Le second défi, de fond, a trait à l'enjeu majeur de la promotion de la destination France dans le contexte particulier des attentats terroristes de Paris en 2015 et de Nice en 2016 . Ainsi, d'après les chiffres de l'Observatoire économique du tourisme parisien, le nombre de nuitées hôtelières cumulées à Paris entre janvier et juillet 2016 est en recul de 15,9 % pour la clientèle étrangère par rapport à la même période 2015 . Pour la France de façon générale, le recul s'établirait à environ 10 %.

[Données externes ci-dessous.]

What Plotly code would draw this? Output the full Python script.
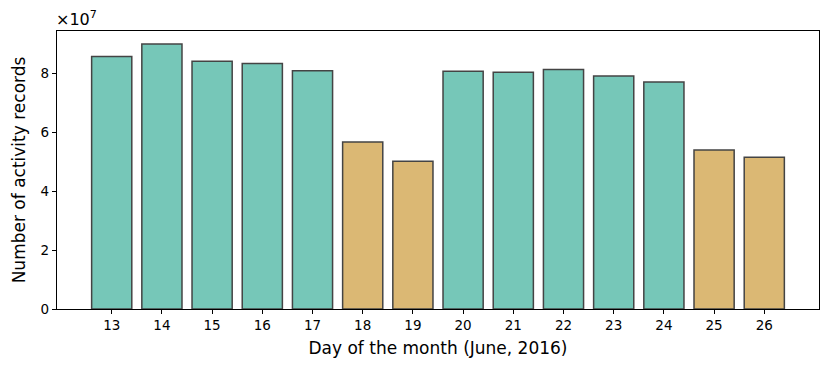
import plotly.graph_objects as go

days = [13, 14, 15, 16, 17, 18, 19, 20, 21, 22, 23, 24, 25, 26]
records = [8.57e7, 9.00e7, 8.41e7, 8.34e7, 8.09e7, 5.67e7, 5.02e7,
           8.07e7, 8.04e7, 8.13e7, 7.91e7, 7.71e7, 5.40e7, 5.15e7]
weekend = [18, 19, 25, 26]

teal = "#76c7b8"
gold = "#dbb874"
colors = [gold if d in weekend else teal for d in days]

fig = go.Figure()
fig.add_trace(go.Bar(x=days, y=records, width=0.8,
                     marker=dict(color=colors, line=dict(color="#444444", width=1.5))))

ytick_vals = [0, 2e7, 4e7, 6e7, 8e7]
ytick_text = ["0", "2", "4", "6", "8"]

# page body adds 8px margin, so figure is a bit smaller than the window
fig.update_layout(
    width=823, height=362,
    font=dict(family="DejaVu Sans", size=13.5, color="black"),
    plot_bgcolor="white", paper_bgcolor="white",
    margin=dict(l=49, r=12, t=23, b=61),
    showlegend=False,
    bargap=0.2,
)
fig.update_xaxes(range=[11.91, 27.09], tickvals=days, ticks="outside", ticklen=4,
                 tickcolor="black", showline=True, linecolor="black", linewidth=1.2,
                 mirror=True, showgrid=False, zeroline=False, automargin=False,
                 title=dict(text="Day of the month (June, 2016)", font=dict(size=17), standoff=9))
fig.update_yaxes(range=[0, 9.44e7], tickvals=ytick_vals, ticktext=ytick_text, ticks="outside",
                 ticklen=4, tickcolor="black", showline=True, linecolor="black", linewidth=1.2,
                 mirror=True, showgrid=False, zeroline=False, automargin=False,
                 title=dict(text="Number of activity records", font=dict(size=17), standoff=10))
fig.add_annotation(xref="paper", yref="paper", x=0, y=1.0, yanchor="bottom", xanchor="left",
                   xshift=-3, yshift=0, showarrow=False, text="×10<sup>7</sup>", font=dict(size=16))

fig.write_html("out.html")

À court terme, cela pose la question du soutien à apporter aux acteurs du tourisme frappés par cette baisse importante de la fréquentation. À cet égard, le ministre des affaires étrangères et du développement international Jean-Marc Ayrault a annoncé, lors de la deuxième réunion du comité d'urgence économique pour le tourisme organisée le 13 septembre 2016, un plan d'urgence de 10 millions pour renforcer les actions de promotion d'Atout France et les mesures de soutien aux professionnels du tourisme 16 ( * ) . D'après les informations recueillies par vos rapporteurs spéciaux, ces fonds seront rendus disponibles par redéploiement en gestion 2016, sans impact pour 2017.

À moyen terme, cela impose à Atout France de développer de nouvelles actions, à destination notamment des clientèles les plus inquiètes , chinoises, japonaises et américaines, afin de les rassurer sur la qualité et la sécurité de la destination France.

5. L'augmentation de la subvention aux alliances françaises pour faire face au défi de la sécurisation

Parmi les dépenses essentielles à l'influence française et à la promotion de la langue française figurent, au sein du présent programme, les subventions aux alliances françaises , partenaires privés, essentiellement autofinancés, qui jouent un rôle de premier plan dans l'apprentissage du français à l'étranger

La subvention aux alliances françaises à l'étranger est relativement stable à 5,5 millions d'euros , contre 5,7 millions d'euros en 2016.

Cependant, la subvention à la Fondation Alliance française à Paris et aux délégations générales de l'Alliance française est en forte progression , passant de 1,4 million d'euros en 2016 à 3,3 millions d'euros en 2017, afin de porter une enveloppe de 2 millions d'euros pour des actions de sécurisation dans les zones de crise ou de forte menace .

6. La baisse des crédits des Instituts français

Le financement des instituts français à l'étranger ou « établissements à autonomie financière » (EAF) combine des ressources propres, qui représentent en moyenne 67 % de leurs recettes en 2015 et qui proviennent essentiellement des tarifs payés par les élèves des cours de français, et des dotations portées par le présent programme.

S'agissant de la dotation de fonctionnement, elle s'inscrit globalement en légère baisse, puisqu'elle passe de 37,6 millions d'euros en 2016 à 35,1 millions d'euros en 2017 . Cette évolution devra être compensée par un fort dynamisme des ressources propres dans les pays de forte demande, présentant une clientèle solvable, et sans concurrence avec l'Alliance française (Allemagne, Japon, Maroc).

La dotation pour opérations, fixée à 4 millions d'euros en 2017, est également en légère baisse par rapport à 2016 (4,2 millions d'euros). Cette réduction traduit la volonté de recentrer les actions des EAF sur l'apprentissage de la langue et, pour les autres actions de partenariat culturel, de davantage solliciter du mécénat ou des partenariats avec des collectivités locales. Le plafond d'emplois, fixé par l'article 35 du présent projet de loi de finances, est stable à 3 449 ETPT.


* 16 Plus récemment, le Gouvernement a annoncé le 7 novembre 2016 un nouveau programme d'urgence de 42 millions d'euros pour le tourisme, centré uniquement sur la sécurité des lieux touristiques et l'accélération des conditions d'accueil et de contrôle à l'aéroport.